Matthews isn't persuaded.

“I agree with a lot of what Pickens wants to do,” he says. “But my concern is that everybody wants natural gas to be their answer. Pickens wants it to displace imported oil. Proponents of renewable energy want it as a backup to fill the intermittency of wind and solar. Anti-nuclear people want it instead of nuclear. And anti-coal people want it to displace coal. Everybody wants to put all their eggs in the basket of natural gas.”

But Matthews isn't convinced enough natural gas exists to be the answer for all needs. Unlike the earlier deposits of natural gas, the so-called shale plays stop producing very rapidly, requiring far more drilling. To get the same volume of gas in 2008 as was produced in 1995, he says, required more than three times as many wells, 31,000 and 9,000 respectively.

“You have to drill more and more just to stay even,” says Matthews, for many years a leading geologist for Amoco.

It's not about reserves, he goes on to explain. It's all about production.

“It's just like oil shale. What difference does it make that the U.S. Geological Survey has increased the estimated reserves of oil shale from one trillion to 1.5 trillion barrels. We haven't go gotten one drop from it yet.”

Despite all the fanfare about the so-called shale plays, says Matthews, U.S. production of natural gas last year had not risen from 2001. Nor, he points out, has U.S. production of gas regained 1973 levels. The gap is filled by imports.

Jim Rodgers, the chief executive of Duke Energy, one of the nation's largest utilities, made the same point during a talk last week in Boulder. He called natural gas the “crack cocaine of our industry.” Rodgers, whose company recently announced a major wind farm in Eastern Colorado, said he believes all options need to stay on the table, including nuclear and coal. But sequestering coal remains a daunting challenge, he said.

Challenge and expense

Matthews readily admits to challenges. He doesn't hold up earthquakes as a show-stopper. However, because of the experience at the Rocky Mountain Arsenal near Denver, the issue must be dealt with. “I tell people, when that issue comes up, don't blow it off.”

But carbon sequestration will be expensive. “It will be expensive to capture, expensive to compress for injection, and it will be expensive to inject it.”

By some estimates 30 to 40 percent of the energy harnessed from a coal-fired power plant could be required to capture and store the carbon.

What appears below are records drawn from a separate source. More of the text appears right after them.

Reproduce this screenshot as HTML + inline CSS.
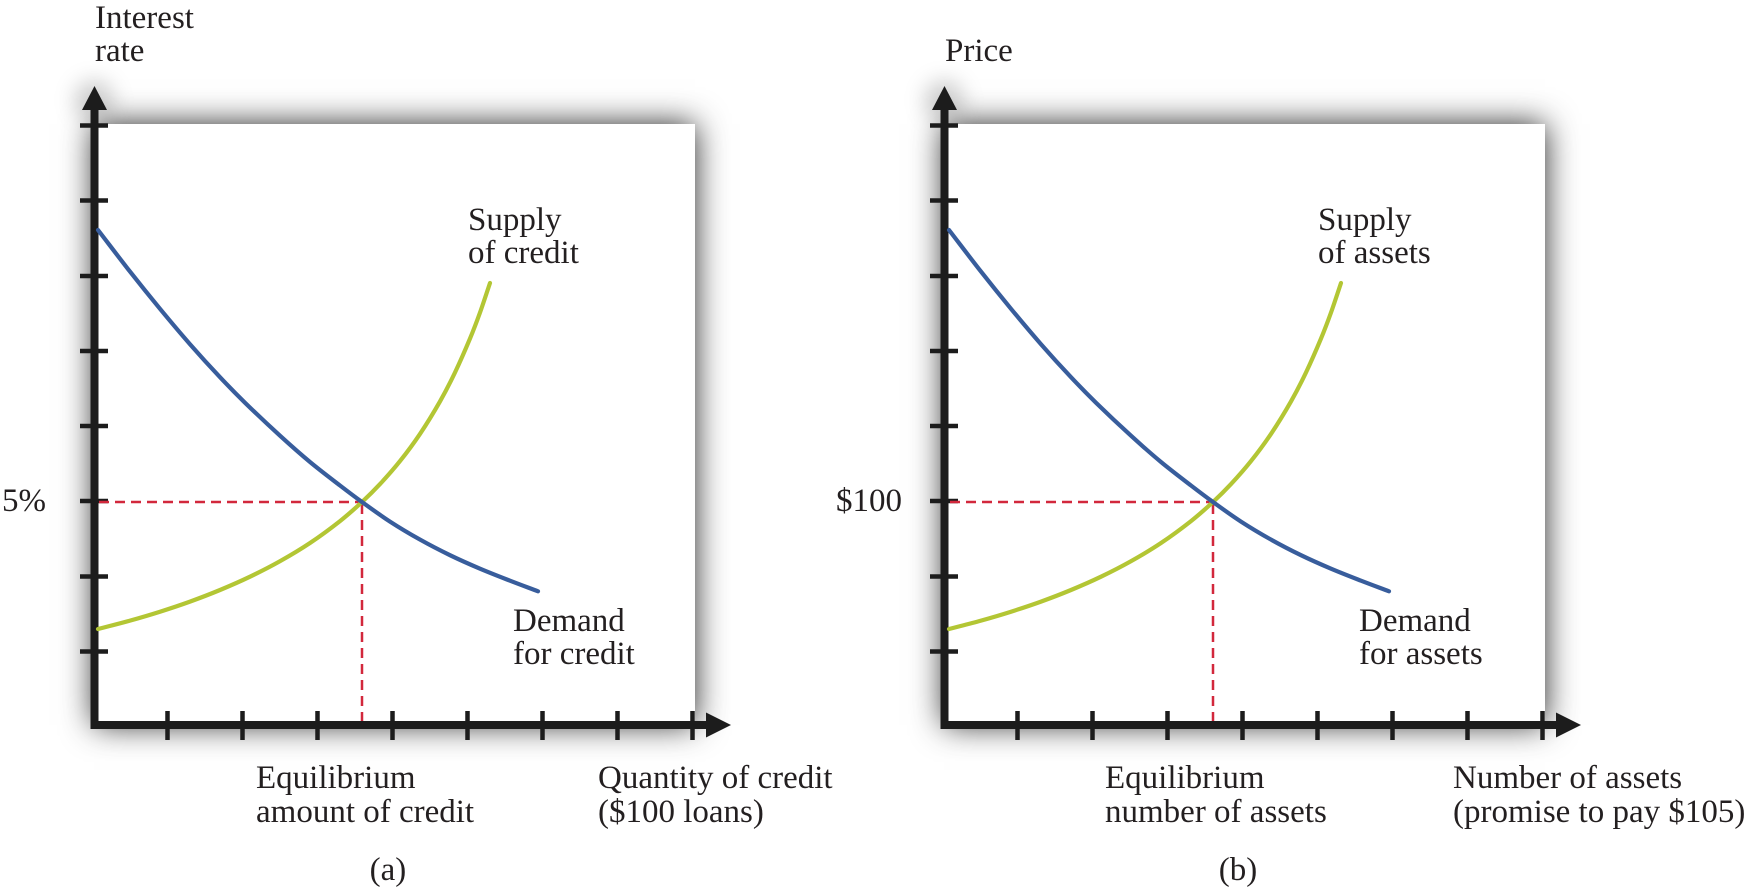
<!DOCTYPE html>
<html>
<head>
<meta charset="utf-8">
<style>
  html, body { margin:0; padding:0; background:#fff; }
  body { width:1747px; height:895px; position:relative; overflow:hidden; }
  .box { position:absolute; top:124px; width:601px; height:601px; background:#fff;
         box-shadow: 0 0 30px rgba(0,0,0,0.85); }
  .glow { position:absolute; top:80px; width:40px; height:40px; border-radius:50%;
          background:rgba(0,0,0,0.18); filter:blur(10px); }
  svg { position:absolute; left:0; top:0; }
  text { font-family:"Liberation Serif", "Times New Roman", serif; font-size:33px; fill:#231f20; }
</style>
</head>
<body>
<div class="glow" style="left:74px;"></div>
<div class="glow" style="left:924px;"></div>
<div class="box" style="left:94px;"></div>
<div class="box" style="left:944px;"></div>
<svg width="1747" height="895" viewBox="0 0 1747 895" xmlns="http://www.w3.org/2000/svg">
  <defs>
    <g id="axes">
      <line x1="94.5" y1="104" x2="94.5" y2="729" stroke="#1c1c1c" stroke-width="8"/>
      <polygon points="94.5,86 82,110 107,110" fill="#1c1c1c"/>
      <line x1="90.5" y1="725" x2="710" y2="725" stroke="#1c1c1c" stroke-width="8"/>
      <polygon points="731,725 706,712.5 706,737.5" fill="#1c1c1c"/>
      <g stroke="#1c1c1c" stroke-width="4.5">
        <line x1="80" y1="125.5" x2="108" y2="125.5"/>
        <line x1="80" y1="200.5" x2="108" y2="200.5"/>
        <line x1="80" y1="276" x2="108" y2="276"/>
        <line x1="80" y1="351" x2="108" y2="351"/>
        <line x1="80" y1="426" x2="108" y2="426"/>
        <line x1="80" y1="501" x2="108" y2="501"/>
        <line x1="80" y1="576.5" x2="108" y2="576.5"/>
        <line x1="80" y1="651.5" x2="108" y2="651.5"/>
      </g>
      <g stroke="#1c1c1c" stroke-width="4.5">
        <line x1="167.5" y1="711" x2="167.5" y2="740"/>
        <line x1="242.5" y1="711" x2="242.5" y2="740"/>
        <line x1="317.5" y1="711" x2="317.5" y2="740"/>
        <line x1="392.5" y1="711" x2="392.5" y2="740"/>
        <line x1="467.5" y1="711" x2="467.5" y2="740"/>
        <line x1="542.5" y1="711" x2="542.5" y2="740"/>
        <line x1="617.5" y1="711" x2="617.5" y2="740"/>
        <line x1="692.5" y1="711" x2="692.5" y2="740"/>
      </g>
    </g>
    <g id="curves">
      <g fill="none" stroke="#d2283c" stroke-width="2.5" stroke-dasharray="10 6">
        <line x1="99" y1="502" x2="362" y2="502"/>
        <line x1="362" y1="504" x2="362" y2="721"/>
      </g>
      <path fill="none" stroke="#b3c634" stroke-width="4.2" stroke-linecap="round"
        d="M98,629 C108.67,626.2 119.67,623.48 130,620.6 C140.33,617.72 150,614.87 160,611.7 C170,608.53 180,605.22 190,601.6 C200,597.98 210,594.15 220,590 C230,585.85 240,581.5 250,576.7 C260,571.9 270,566.82 280,561.2 C290,555.58 300,549.68 310,543 C320,536.32 331.33,527.93 340,521.1 C348.67,514.27 355.33,508.17 362,502 C368.67,495.83 373.67,490.92 380,484.1 C386.33,477.28 393.33,469.47 400,461.1 C406.67,452.73 413.33,443.85 420,433.9 C426.67,423.95 434.17,411.63 440,401.4 C445.83,391.17 450,382.97 455,372.5 C460,362.03 465.83,348.58 470,338.6 C474.17,328.62 476.67,321.87 480,312.6 C483.33,303.33 486.67,292.87 490,283"/>
      <path fill="none" stroke="#385d9c" stroke-width="4.2" stroke-linecap="round"
        d="M98,230 C108.67,243.87 119.67,258.47 130,271.6 C140.33,284.73 150,296.7 160,308.8 C170,320.9 180,332.8 190,344.2 C200,355.6 210.83,367.45 220,377.2 C229.17,386.95 235,392.95 245,402.7 C255,412.45 269.17,425.82 280,435.7 C290.83,445.58 300,453.7 310,462 C320,470.3 331.33,478.83 340,485.5 C348.67,492.17 353.67,495.98 362,502 C370.33,508.02 380.33,515.33 390,521.6 C399.67,527.87 410,534 420,539.6 C430,545.2 440,550.35 450,555.2 C460,560.05 470,564.45 480,568.7 C490,572.95 500.33,576.93 510,580.7 C519.67,584.47 528.67,587.77 538,591.3"/>
    </g>
  </defs>

  <!-- Panel (a) -->
  <use href="#axes"/>
  <use href="#curves"/>

  <text x="95" y="28">Interest</text>
  <text x="95" y="61">rate</text>
  <text x="2" y="511">5%</text>
  <text x="468" y="230">Supply</text>
  <text x="468" y="263">of credit</text>
  <text x="513" y="631">Demand</text>
  <text x="513" y="664">for credit</text>
  <text x="256" y="788">Equilibrium</text>
  <text x="256" y="822">amount of credit</text>
  <text x="598" y="788">Quantity of credit</text>
  <text x="598" y="822">($100 loans)</text>
  <text x="388" y="880" text-anchor="middle">(a)</text>

  <!-- Panel (b) -->
  <use href="#axes" transform="translate(850,0)"/>
  <use href="#curves" transform="translate(851,0)"/>

  <text x="945" y="61">Price</text>
  <text x="836" y="511">$100</text>
  <text x="1318" y="230">Supply</text>
  <text x="1318" y="263">of assets</text>
  <text x="1359" y="631">Demand</text>
  <text x="1359" y="664">for assets</text>
  <text x="1105" y="788">Equilibrium</text>
  <text x="1105" y="822">number of assets</text>
  <text x="1453" y="788">Number of assets</text>
  <text x="1453" y="822">(promise to pay $105)</text>
  <text x="1238" y="880" text-anchor="middle">(b)</text>
</svg>
</body>
</html>
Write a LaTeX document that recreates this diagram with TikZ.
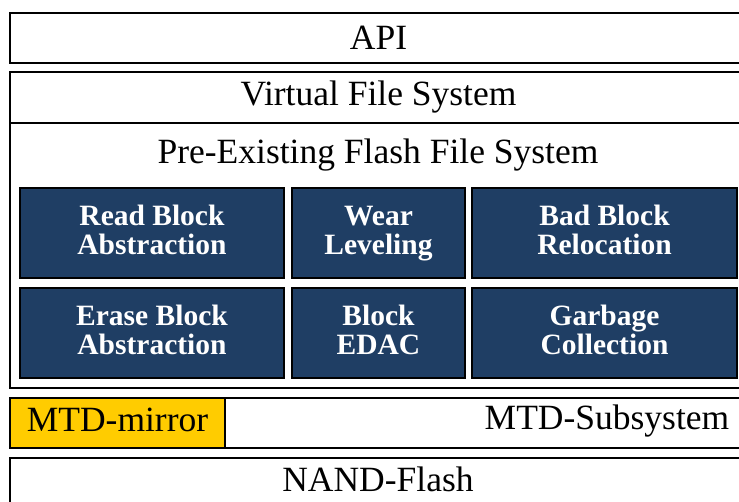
\documentclass[tikz,border=0pt]{standalone}
\usepackage{fontspec}
\setmainfont{Liberation Serif}
\definecolor{moduleblue}{RGB}{31,62,100}
\definecolor{mirroryellow}{RGB}{255,204,0}
\begin{document}
\begin{tikzpicture}[x=1pt, y=-1pt,
        layerbox/.style={rectangle, draw=black, line width=2.8pt, fill=white, inner sep=0pt, outer sep=0pt, anchor=north west, font=\fontsize{35.5}{40}\selectfont},
        modulebox/.style={rectangle, draw=black, line width=2.8pt, fill=moduleblue, text=white, inner sep=0pt, outer sep=0pt, anchor=north west, align=center, minimum height=90pt, text height=51pt, text depth=7pt, font=\fontsize{29.5}{29}\selectfont\bfseries},
        mirrorbox/.style={layerbox, fill=mirroryellow},
        layertext/.style={inner sep=0pt, font=\fontsize{35.5}{40}\selectfont},
    ]
        \clip (0,0) rectangle (739,502);
        \fill[white] (0,0) rectangle (739,502);

        %Nodes
        \node[layerbox, minimum width=737pt, minimum height=50pt] (api) at (10,13) {API};

        \node[layerbox, minimum width=737pt, minimum height=316pt] (vfsframe) at (10,72) {};
        \node[layerbox, minimum width=737pt, minimum height=51pt] (vfs) at (10,72) {Virtual File System};
        \node[layertext] (flashfs) at (378,155) {Pre-Existing Flash File System};

        \node[modulebox, minimum width=264pt] (readblock) at (20,188) {Read Block\\Abstraction};
        \node[modulebox, minimum width=173pt] (wear) at (292,188) {Wear\\Leveling};
        \node[modulebox, minimum width=265pt] (badblock) at (472,188) {Bad Block\\Relocation};

        \node[modulebox, minimum width=264pt] (eraseblock) at (20,288) {Erase Block\\Abstraction};
        \node[modulebox, minimum width=173pt] (edac) at (292,288) {Block\\EDAC};
        \node[modulebox, minimum width=265pt] (garbage) at (472,288) {Garbage\\Collection};

        \node[layerbox, minimum width=737pt, minimum height=50pt] (mtd) at (10,398) {};
        \node[mirrorbox, minimum width=215pt, minimum height=50pt, text depth=7pt] (mirror) at (10,398) {MTD-mirror};
        \node[layertext] (mtdlabel) at (607,421) {MTD-Subsystem};

        \node[layerbox, minimum width=737pt, minimum height=70pt] (nand) at (10,458) {};
        \node[layertext] (nandlabel) at (378,479) {NAND-Flash};
    \end{tikzpicture}
\end{document}
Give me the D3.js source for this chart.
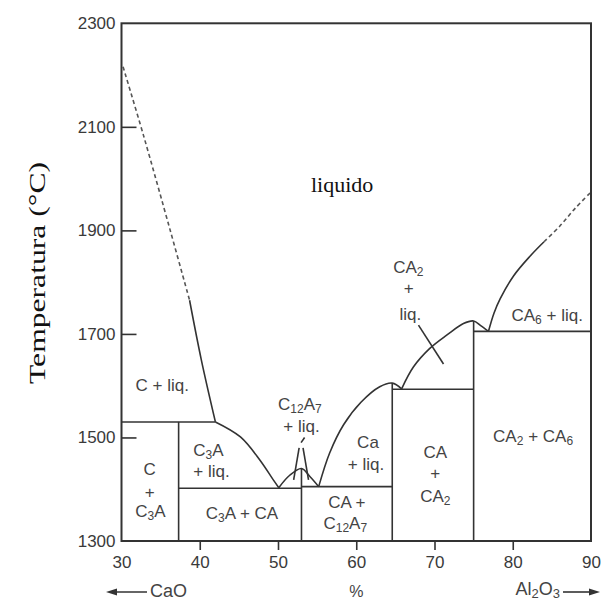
<!DOCTYPE html>
<meta charset="utf-8">
<style>
body { margin: 0; background: #fff; }
.axis .domain { display: none; }
.axis text { font-family: "Liberation Sans", Arial, sans-serif; font-size: 17px; fill: #3a3a3a; }
.axis line { stroke: #333; stroke-width: 1.6px; }
.frame { fill: none; stroke: #333; stroke-width: 2px; }
.boundary { fill: none; stroke: #333; stroke-width: 1.6px; }
.dashed { stroke: #555; stroke-dasharray: 4,3; }
.phase { font-family: "Liberation Sans", Arial, sans-serif; font-size: 17px; fill: #444; text-anchor: middle; }
.serif { font-family: "Liberation Serif", "Times New Roman", serif; fill: #111; text-anchor: middle; }
.note { font-family: "Liberation Sans", Arial, sans-serif; font-size: 18px; fill: #444; }
</style>
<body>
<script src="https://cdn.jsdelivr.net/npm/d3@7"></script>
<script>

var xTicks = [30, 40, 50, 60, 70, 80, 90],
    yTicks = [1300, 1500, 1700, 1900, 2100, 2300];

// boundaries, as [% Al2O3, temperature]
var cLiquidusDashed = [[30.2, 2216], [32.8, 2084], [36.3, 1896], [38.7, 1765]],
    cLiquidus = [[38.7, 1765], [40.2, 1650], [42, 1530]],
    c3aLiquidus = [[42, 1530], [45.2, 1501], [47.7, 1456], [49.4, 1418], [50.1, 1403]],
    c12a7Liquidus = [[50.1, 1403], [51.5, 1427], [53, 1440], [54.1, 1424], [55.2, 1405]],
    caLiquidus = [[55.2, 1405], [56.6, 1470], [58.4, 1525], [60.6, 1568], [63, 1598], [64.6, 1605], [65.8, 1594]],
    ca2Liquidus = [[65.8, 1594], [67.3, 1636], [69.4, 1672], [71.6, 1698], [73.7, 1720], [75, 1725], [75.9, 1716], [76.9, 1705]],
    ca6Liquidus = [[76.9, 1705], [77.6, 1740], [78.4, 1768], [80.1, 1812], [82.2, 1850], [84, 1878]],
    ca6LiquidusDashed = [[84, 1878], [86, 1908], [88, 1943], [90, 1974]];

var segments = [
  [[52.0, 1418], [52.7, 1480]],
  [[53.9, 1418], [53.2, 1480]],
  [[52.95, 1490], [53.4, 1500]],
  [[67.95, 1717], [71.15, 1642]]
];

// [from, to, temperature]
var isotherms = [[30, 42, 1530], [37.3, 53, 1402], [53, 64.6, 1405], [64.6, 75, 1593], [75, 90, 1705]];
// [composition, top temperature]
var compounds = [[37.3, 1530], [53, 1440], [64.6, 1605], [75, 1725]];

// [text, composition, temperature]  (_n = subscript)
var phaseLabels = [
  ["C + liq.", 35.2, 1590],
  ["C", 33.6, 1427],
  ["+", 33.6, 1384],
  ["C_3A", 33.7, 1347],
  ["C_3A", 41.1, 1464],
  ["+ liq.", 41.5, 1424],
  ["C_3A + CA", 45.4, 1342],
  ["C_12A_7", 52.8, 1554],
  ["+ liq.", 53.0, 1511],
  ["Ca", 61.5, 1479],
  ["+ liq.", 61.25, 1437],
  ["CA +", 58.8, 1364],
  ["C_12A_7", 58.6, 1324],
  ["CA", 70.1, 1460],
  ["+", 70.1, 1420],
  ["CA_2", 70.1, 1376],
  ["CA_2 + CA_6", 82.6, 1492],
  ["CA_2", 66.65, 1817],
  ["+", 66.7, 1777],
  ["liq.", 66.9, 1727],
  ["CA_6 + liq.", 84.4, 1724]
];

var margin = {top: 23.3, right: 10, bottom: 61, left: 121.5},
    width = 469.5,
    height = 517.7;

var x = d3.scaleLinear().domain([30, 90]).range([0, width]);
var y = d3.scaleLinear().domain([1300, 2300]).range([height, 0]);

var svg = d3.select("body").append("svg")
    .attr("width", 601)
    .attr("height", 602);

var g = svg.append("g")
    .attr("transform", "translate(" + margin.left + "," + margin.top + ")");

var xAxis = g.append("g")
    .attr("class", "axis axis--x")
    .attr("transform", "translate(0," + height + ")")
    .call(d3.axisBottom(x).tickValues(xTicks).tickSize(9).tickPadding(6));
xAxis.selectAll(".tick line").filter(function(d) { return d === 30 || d === 90; }).remove();

var yAxis = g.append("g")
    .attr("class", "axis axis--y")
    .call(d3.axisLeft(y).tickValues(yTicks).tickSize(-15).tickPadding(6).tickFormat(d3.format("d")));
yAxis.selectAll(".tick line").filter(function(d) { return d === 1300 || d === 2300; }).remove();

var line = d3.line()
    .x(function(d) { return x(d[0]); })
    .y(function(d) { return y(d[1]); })
    .curve(d3.curveCatmullRom.alpha(0.5));

var straight = d3.line()
    .x(function(d) { return x(d[0]); })
    .y(function(d) { return y(d[1]); });

[cLiquidus, c3aLiquidus, c12a7Liquidus, caLiquidus, ca2Liquidus, ca6Liquidus].forEach(function(c) {
  g.append("path").attr("class", "boundary").attr("d", line(c));
});
[cLiquidusDashed, ca6LiquidusDashed].forEach(function(c) {
  g.append("path").attr("class", "boundary dashed").attr("d", line(c));
});
segments.forEach(function(s) {
  g.append("path").attr("class", "boundary").attr("d", straight(s));
});

g.selectAll(".iso")
    .data(isotherms)
  .enter().append("line")
    .attr("class", "boundary")
    .attr("x1", function(d) { return x(d[0]); })
    .attr("x2", function(d) { return x(d[1]); })
    .attr("y1", function(d) { return y(d[2]); })
    .attr("y2", function(d) { return y(d[2]); });

g.selectAll(".cmp")
    .data(compounds)
  .enter().append("line")
    .attr("class", "boundary")
    .attr("x1", function(d) { return x(d[0]); })
    .attr("x2", function(d) { return x(d[0]); })
    .attr("y1", y(1300))
    .attr("y2", function(d) { return y(d[1]); });

g.append("rect")
    .attr("class", "frame")
    .attr("width", width)
    .attr("height", height);

// text with subscripts
function richText(sel, str, subSize) {
  var parts = str.split(/_(\d+)/);
  parts.forEach(function(p, i) {
    if (!p) return;
    var t = sel.append("tspan").text(p);
    if (i % 2) t.attr("font-size", subSize).attr("dy", 3);
    else if (i > 0) t.attr("dy", -3);
  });
}

phaseLabels.forEach(function(d) {
  var t = g.append("text")
      .attr("class", "phase")
      .attr("x", x(d[1]))
      .attr("y", y(d[2]));
  richText(t, d[0], "12px");
});

g.append("text")
    .attr("class", "serif")
    .attr("x", x(58.2))
    .attr("y", y(1975))
    .style("font-size", "22px")
    .text("liquido");

svg.append("text")
    .attr("class", "serif")
    .attr("transform", "translate(45,273) rotate(-90)")
    .attr("textLength", 222)
    .attr("lengthAdjust", "spacingAndGlyphs")
    .style("font-size", "23px")
    .text("Temperatura (°C)");

// composition direction notes
var notes = svg.append("g");
notes.append("line").attr("x1", 114).attr("x2", 147).attr("y1", 592).attr("y2", 592)
    .attr("stroke", "#333").attr("stroke-width", 1.6);
notes.append("path").attr("d", "M106,592L117,588.5L117,595.5Z").attr("fill", "#333");
notes.append("text").attr("class", "note").attr("x", 150).attr("y", 597).text("CaO");

notes.append("text").attr("class", "note").attr("x", margin.left + x(60)).attr("y", 597)
    .attr("text-anchor", "middle").style("font-size", "16px").text("%");

var al = notes.append("text").attr("class", "note").attr("x", 560).attr("y", 595)
    .attr("text-anchor", "end");
richText(al, "Al_2O_3", "13px");
notes.append("line").attr("x1", 563).attr("x2", 592).attr("y1", 592).attr("y2", 592)
    .attr("stroke", "#333").attr("stroke-width", 1.6);
notes.append("path").attr("d", "M600,592L589,588.5L589,595.5Z").attr("fill", "#333");

</script>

A study by Harvard researchers Mohammed Al-Juaied and Adam Whitmore released in July estimated that carbon capture and storage will add an average 10 cents per kilowatt hour to the price of electricity, or about double the going rate in Colorado.

Other states in the Rocky Mountains have also been planning for carbon sequestration. Wyoming, with its still-large stores of coal in the Power River Basin, has begun to assemble the regulatory and legal framework for governing risk. Two years ago legislators adopted laws governing administration of pore spaces, the spaces between rock in underground formations where the carbon would be injected. As well, universities in Wyoming and Utah have geared up with special divisions devoted to sequestration efforts.